Dinges' tools anticipate this conclusion, as they are not able to do actual work. They are "dead" not only because they represent a removal from the "live" world, as implied in the concept of "dead reckoning," but they are literally dead, broken, and non-functional. The brass instruments are not inscribed with the proper calibrations and have no moving parts to operate properly. The laptops are beyond repair and discarded before they come into Dinges' hands. Both sets of tools are also dead on a third level: the sextant and the backstaff are obsolete and the Mac laptop will surely meet this same fate. With their use value gone, they become symbols of tools and navigation in general. Tools, which could be seen to form both the subject matter and the medium of Dinges' works, are humanity's way of creating order and understanding. On his backstaff, Dinges inscribes the words "determination" and "orientation," alluding to this impulse. We need tools, literally and figuratively, to navigate and make sense of our surroundings. Dinges' tools transcend the information about our world that they were originally used to obtain, for they provoke us to question that very need for information and control.
The danger and irony of this pursuit is encapsulated in the single freestanding sculpture in the exhibit, Spotted. Dinges based this piece on the Oregon Spotted Owl controversy and the "jobs versus trees" debate. With each tree he cuts down, a logger is not only inflicting death on the environment and its species, but is exhausting the resources that form the basis of his occupation.

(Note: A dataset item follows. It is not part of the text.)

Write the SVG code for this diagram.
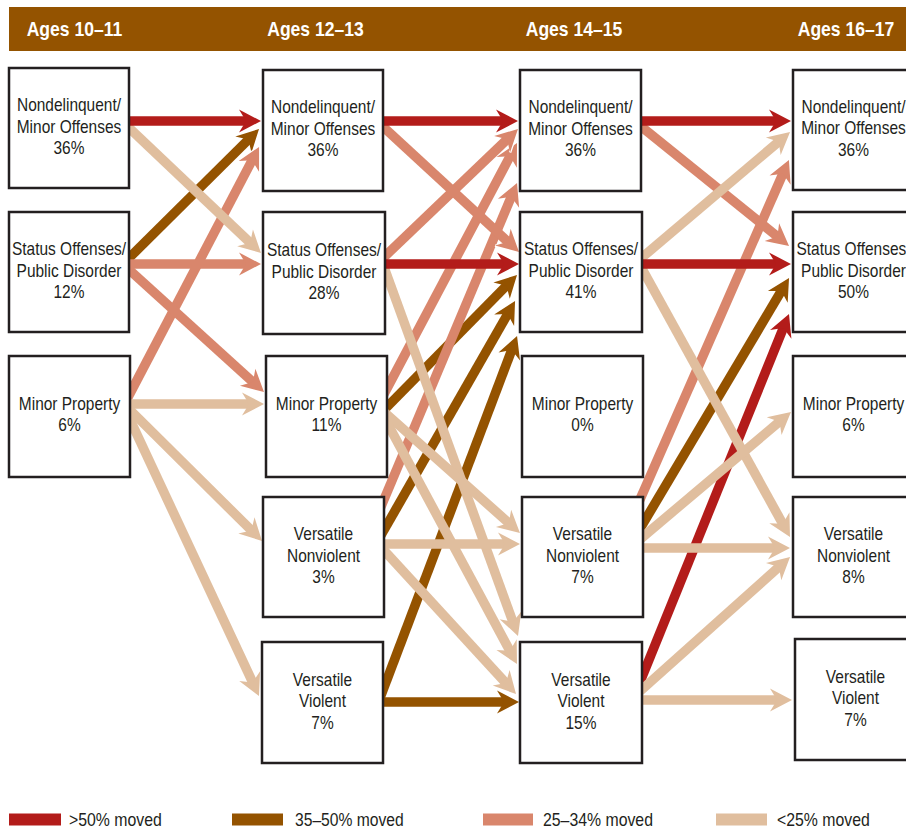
<svg xmlns="http://www.w3.org/2000/svg" width="906" height="831" viewBox="0 0 906 831">
<style>
.box{fill:#fff;stroke:#231f20;stroke-width:2.5}
.lbl{font-family:"Liberation Sans",Arial,sans-serif;font-size:18px;fill:#231f20;text-anchor:middle}
.hdr{font-family:"Liberation Sans",Arial,sans-serif;font-size:19.5px;font-weight:bold;fill:#fff;text-anchor:middle}
.leg{font-family:"Liberation Sans",Arial,sans-serif;font-size:18px;fill:#231f20}
.c{fill:none;stroke-width:9.5;stroke-linecap:butt}
.r{stroke:#b31c1a}
.b{stroke:#945300}
.s{stroke:#d9866c}
.t{stroke:#e0be9e}
</style>
<defs>
<marker id="mr" markerUnits="userSpaceOnUse" markerWidth="40" markerHeight="40" refX="0" refY="0" orient="auto" overflow="visible"><path d="M-10,-11.5 L12,0 L-10,11.5" fill="none" stroke="#fff" stroke-width="2.5"/><path d="M12,0 L-10,-11.5 L-3,0 L-10,11.5 Z" fill="#b31c1a"/></marker>
<marker id="mb" markerUnits="userSpaceOnUse" markerWidth="40" markerHeight="40" refX="0" refY="0" orient="auto" overflow="visible"><path d="M-10,-11.5 L12,0 L-10,11.5" fill="none" stroke="#fff" stroke-width="2.5"/><path d="M12,0 L-10,-11.5 L-3,0 L-10,11.5 Z" fill="#945300"/></marker>
<marker id="ms" markerUnits="userSpaceOnUse" markerWidth="40" markerHeight="40" refX="0" refY="0" orient="auto" overflow="visible"><path d="M-10,-11.5 L12,0 L-10,11.5" fill="none" stroke="#fff" stroke-width="2.5"/><path d="M12,0 L-10,-11.5 L-3,0 L-10,11.5 Z" fill="#d9866c"/></marker>
<marker id="mt" markerUnits="userSpaceOnUse" markerWidth="40" markerHeight="40" refX="0" refY="0" orient="auto" overflow="visible"><path d="M-10,-11.5 L12,0 L-10,11.5" fill="none" stroke="#fff" stroke-width="2.5"/><path d="M12,0 L-10,-11.5 L-3,0 L-10,11.5 Z" fill="#e0be9e"/></marker>
</defs>
<rect width="906" height="831" fill="#fff"/>
<g id="header">
<rect x="9" y="7" width="897" height="44" fill="#945300"/>
<text class="hdr" transform="translate(74.5,36) scale(0.9,1)">Ages 10–11</text>
<text class="hdr" transform="translate(315.5,36) scale(0.9,1)">Ages 12–13</text>
<text class="hdr" transform="translate(574,36) scale(0.9,1)">Ages 14–15</text>
<text class="hdr" transform="translate(846,36) scale(0.9,1)">Ages 16–17</text>
</g>
<g id="connectors">
<!-- 10-11 to 12-13 -->
<line class="c b" x1="125" y1="262" x2="250.5" y2="137.5" marker-end="url(#mb)"/>
<line class="c s" x1="125" y1="403" x2="253.5" y2="157.6" marker-end="url(#ms)"/>
<line class="c s" x1="125" y1="266" x2="255.1" y2="384" marker-end="url(#ms)"/>
<line class="c s" x1="125" y1="264" x2="249" y2="264" marker-end="url(#ms)"/>
<line class="c t" x1="125" y1="124" x2="252.3" y2="244.7" marker-end="url(#mt)"/>
<line class="c r" x1="125" y1="121" x2="249" y2="121" marker-end="url(#mr)"/>
<line class="c t" x1="125" y1="404" x2="252" y2="404" marker-end="url(#mt)"/>
<line class="c t" x1="125" y1="405" x2="253.5" y2="532.5" marker-end="url(#mt)"/>
<line class="c t" x1="126" y1="411" x2="253.9" y2="685.1" marker-end="url(#mt)"/>
<!-- 12-13 to 14-15 -->
<line class="c b" x1="380" y1="698" x2="512.8" y2="347.2" marker-end="url(#mb)"/>
<line class="c b" x1="380" y1="537" x2="509.1" y2="311.5" marker-end="url(#mb)"/>
<line class="c b" x1="383" y1="411" x2="508.6" y2="283.5" marker-end="url(#mb)"/>
<line class="c s" x1="380" y1="509" x2="512.4" y2="194.1" marker-end="url(#ms)"/>
<line class="c s" x1="383" y1="396" x2="511.4" y2="153.6" marker-end="url(#ms)"/>
<line class="c s" x1="381" y1="260" x2="509.3" y2="137.3" marker-end="url(#ms)"/>
<line class="c s" x1="379" y1="123" x2="510.2" y2="243.9" marker-end="url(#ms)"/>
<line class="c t" x1="384" y1="267" x2="513.9" y2="624.7" marker-end="url(#mt)"/>
<line class="c t" x1="383" y1="411" x2="511" y2="525" marker-end="url(#mt)"/>
<line class="c t" x1="384" y1="417" x2="511.3" y2="653.4" marker-end="url(#mt)"/>
<line class="c t" x1="380" y1="544" x2="508" y2="544" marker-end="url(#mt)"/>
<line class="c t" x1="380" y1="546" x2="507.9" y2="685.2" marker-end="url(#mt)"/>
<line class="c r" x1="379" y1="121" x2="506" y2="121" marker-end="url(#mr)"/>
<line class="c r" x1="381" y1="264" x2="507" y2="264" marker-end="url(#mr)"/>
<line class="c b" x1="379" y1="702" x2="507" y2="702" marker-end="url(#mb)"/>
<!-- 14-15 to 16-17 -->
<line class="c s" x1="638" y1="504" x2="784.1" y2="171" marker-end="url(#ms)"/>
<line class="c b" x1="638" y1="532" x2="782.9" y2="288.3" marker-end="url(#mb)"/>
<line class="c r" x1="638" y1="687" x2="784.5" y2="325.1" marker-end="url(#mr)"/>
<line class="c s" x1="638" y1="124" x2="779.7" y2="238.4" marker-end="url(#ms)"/>
<line class="c t" x1="639" y1="260" x2="780.9" y2="139.8" marker-end="url(#mt)"/>
<line class="c t" x1="640" y1="265" x2="784.2" y2="526.5" marker-end="url(#mt)"/>
<line class="c t" x1="638" y1="541" x2="781.8" y2="419.7" marker-end="url(#mt)"/>
<line class="c t" x1="638" y1="548" x2="778" y2="548" marker-end="url(#mt)"/>
<line class="c t" x1="638" y1="693" x2="781.1" y2="565" marker-end="url(#mt)"/>
<line class="c t" x1="638" y1="700" x2="780" y2="700" marker-end="url(#mt)"/>
<line class="c r" x1="637" y1="121" x2="779" y2="121" marker-end="url(#mr)"/>
<line class="c r" x1="638" y1="264" x2="779" y2="264" marker-end="url(#mr)"/>
</g>
<g id="nodes">
<g id="n10-nondel"><rect class="box" x="9" y="68" width="120" height="120"/><text class="lbl" transform="translate(69,0) scale(0.86,1)"><tspan x="0" y="111.5">Nondelinquent/</tspan><tspan x="0" y="133">Minor Offenses</tspan><tspan x="0" y="154.5">36%</tspan></text></g>
<g id="n10-status"><rect class="box" x="9" y="212" width="120" height="120"/><text class="lbl" transform="translate(69,0) scale(0.86,1)"><tspan x="0" y="255.5">Status Offenses/</tspan><tspan x="0" y="277">Public Disorder</tspan><tspan x="0" y="298.5">12%</tspan></text></g>
<g id="n10-minprop"><rect class="box" x="9" y="356" width="121" height="121"/><text class="lbl" transform="translate(69.5,0) scale(0.86,1)"><tspan x="0" y="410.5">Minor Property</tspan><tspan x="0" y="431.5">6%</tspan></text></g>

<g id="n12-nondel"><rect class="box" x="263" y="70" width="120" height="121"/><text class="lbl" transform="translate(323,0) scale(0.86,1)"><tspan x="0" y="113.5">Nondelinquent/</tspan><tspan x="0" y="135">Minor Offenses</tspan><tspan x="0" y="156.5">36%</tspan></text></g>
<g id="n12-status"><rect class="box" x="263" y="212" width="122" height="122"/><text class="lbl" transform="translate(324,0) scale(0.86,1)"><tspan x="0" y="256.5">Status Offenses/</tspan><tspan x="0" y="278">Public Disorder</tspan><tspan x="0" y="299.5">28%</tspan></text></g>
<g id="n12-minprop"><rect class="box" x="266" y="356" width="121" height="121"/><text class="lbl" transform="translate(326.5,0) scale(0.86,1)"><tspan x="0" y="410.5">Minor Property</tspan><tspan x="0" y="431.5">11%</tspan></text></g>
<g id="n12-vnv"><rect class="box" x="263" y="497" width="121" height="120"/><text class="lbl" transform="translate(323.5,0) scale(0.86,1)"><tspan x="0" y="540.5">Versatile</tspan><tspan x="0" y="562">Nonviolent</tspan><tspan x="0" y="583.5">3%</tspan></text></g>
<g id="n12-vv"><rect class="box" x="262" y="642" width="121" height="121"/><text class="lbl" transform="translate(322.5,0) scale(0.86,1)"><tspan x="0" y="686">Versatile</tspan><tspan x="0" y="707.5">Violent</tspan><tspan x="0" y="729">7%</tspan></text></g>

<g id="n14-nondel"><rect class="box" x="520" y="70" width="121" height="121"/><text class="lbl" transform="translate(580.5,0) scale(0.86,1)"><tspan x="0" y="113.5">Nondelinquent/</tspan><tspan x="0" y="135">Minor Offenses</tspan><tspan x="0" y="156.5">36%</tspan></text></g>
<g id="n14-status"><rect class="box" x="520" y="212" width="122" height="120"/><text class="lbl" transform="translate(581,0) scale(0.86,1)"><tspan x="0" y="255.5">Status Offenses/</tspan><tspan x="0" y="277">Public Disorder</tspan><tspan x="0" y="298.5">41%</tspan></text></g>
<g id="n14-minprop"><rect class="box" x="522" y="356" width="121" height="121"/><text class="lbl" transform="translate(582.5,0) scale(0.86,1)"><tspan x="0" y="410.5">Minor Property</tspan><tspan x="0" y="431.5">0%</tspan></text></g>
<g id="n14-vnv"><rect class="box" x="522" y="497" width="121" height="120"/><text class="lbl" transform="translate(582.5,0) scale(0.86,1)"><tspan x="0" y="540.5">Versatile</tspan><tspan x="0" y="562">Nonviolent</tspan><tspan x="0" y="583.5">7%</tspan></text></g>
<g id="n14-vv"><rect class="box" x="520" y="642" width="122" height="121"/><text class="lbl" transform="translate(581,0) scale(0.86,1)"><tspan x="0" y="686">Versatile</tspan><tspan x="0" y="707.5">Violent</tspan><tspan x="0" y="729">15%</tspan></text></g>

<g id="n16-nondel"><rect class="box" x="793" y="70" width="121" height="120"/><text class="lbl" transform="translate(853.5,0) scale(0.86,1)"><tspan x="0" y="113">Nondelinquent/</tspan><tspan x="0" y="134.5">Minor Offenses</tspan><tspan x="0" y="156">36%</tspan></text></g>
<g id="n16-status"><rect class="box" x="793" y="212" width="121" height="120"/><text class="lbl" transform="translate(853.5,0) scale(0.86,1)"><tspan x="0" y="255.5">Status Offenses/</tspan><tspan x="0" y="277">Public Disorder</tspan><tspan x="0" y="298.5">50%</tspan></text></g>
<g id="n16-minprop"><rect class="box" x="793" y="356" width="121" height="121"/><text class="lbl" transform="translate(853.5,0) scale(0.86,1)"><tspan x="0" y="410.5">Minor Property</tspan><tspan x="0" y="431.5">6%</tspan></text></g>
<g id="n16-vnv"><rect class="box" x="793" y="497" width="121" height="120"/><text class="lbl" transform="translate(853.5,0) scale(0.86,1)"><tspan x="0" y="540.5">Versatile</tspan><tspan x="0" y="562">Nonviolent</tspan><tspan x="0" y="583.5">8%</tspan></text></g>
<g id="n16-vv"><rect class="box" x="795" y="639" width="121" height="121"/><text class="lbl" transform="translate(855.5,0) scale(0.86,1)"><tspan x="0" y="683">Versatile</tspan><tspan x="0" y="704.5">Violent</tspan><tspan x="0" y="726">7%</tspan></text></g>
</g>
<g id="legend">
<rect x="9" y="813.5" width="52" height="12" fill="#b31c1a"/>
<text class="leg" transform="translate(69,826) scale(0.88,1)">&gt;50% moved</text>
<rect x="232" y="813.5" width="51" height="12" fill="#945300"/>
<text class="leg" transform="translate(295,826) scale(0.87,1)">35–50% moved</text>
<rect x="483" y="813.5" width="50" height="12" fill="#d9866c"/>
<text class="leg" transform="translate(543,826) scale(0.88,1)">25–34% moved</text>
<rect x="716" y="813.5" width="51" height="12" fill="#e0be9e"/>
<text class="leg" transform="translate(777,826) scale(0.88,1)">&lt;25% moved</text>
</g>
</svg>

With each advance towards understanding and dominating our world, we provoke shifts and metamorphoses that resist our efforts. Dinges envisions Spotted, which consists of cast iron and laser-cut steel saws intersecting to form crosses, as a memorial to the loss of both jobs and trees. Perhaps each non-functional tool in the show is a memorial to the loss of orientation, connection, and humanity, and also a gesture to begin recovering these losses.